The Chief Compliance Officer of a broker-dealer agreed to a 3-month ban, a fine, and cooperation with the SEC in connection with a foreign control party’s solicitation of US investors. The SEC alleges that a foreign broker-dealer that controlled the US broker-dealer solicited US investors to purchase Russian securities. The SEC claims that personnel of the US broker-dealer, including the CCO, referred US investors that showed interest in purchasing Russian securities to the foreign entity, which, according to the SEC, controlled the US BD through management and budget. The CCO was also responsible for marketing and solicitation activities. The SEC argues that the foreign BD did not qualify for exemption under Rule 15a-6. The SEC claims that the CCO aided and abetted the securities laws violations by failing to describe the foreign firm’s control relationship on the Form BD.

OUR TAKE: The SEC will act against a CCO that actively participates in a securities law violation and fails to take his/her compliance responsibilities seriously. Ignorance of the Form BD requirements is no excuse for someone who assumes the Chief Compliance Officer title.

http://www.sec.gov/litigation/admin/2009/34-60485.pdf

Broker Barred for Facilitating Private Fund Fraud (8/20/09)
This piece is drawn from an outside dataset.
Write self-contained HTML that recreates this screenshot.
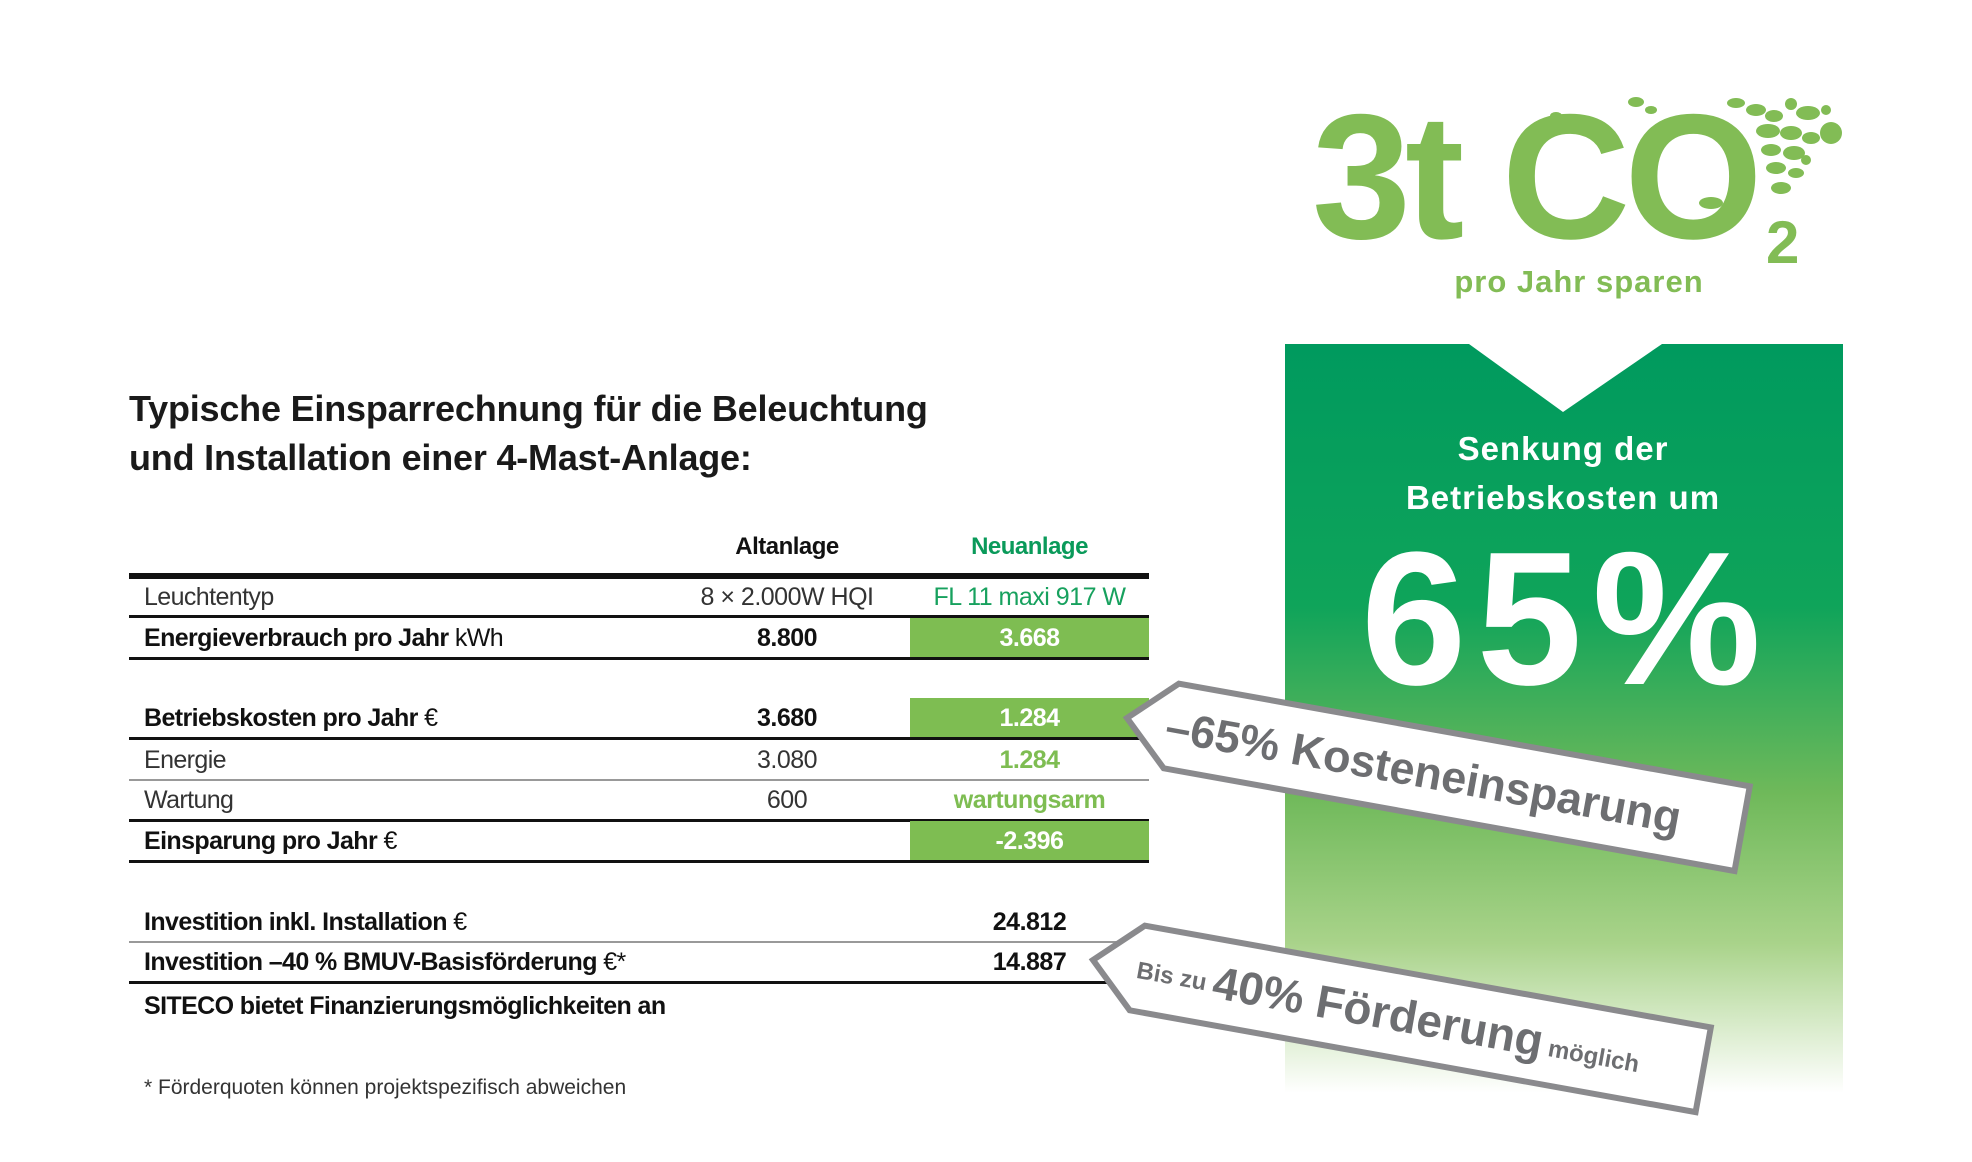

A broker that paid a portion of his commissions back to clients that committed alleged wrongdoing in connection with the operation of an unregistered fund was barred from the industry and ordered to pay restitution. The SEC alleges that the broker kicked back 90% of his commissions on fund trades as inducement to obtain the brokerage business. According to the SEC, the broker also helped solicit investors for the fund as a way to increase fund assets and brokerage. The SEC claims that the fund managers placed unauthorized trades, misappropriated client funds, and hid trading losses.

OUR TAKE: The SEC has been prosecuting service providers that facilitated, and benefited from, wrongdoing.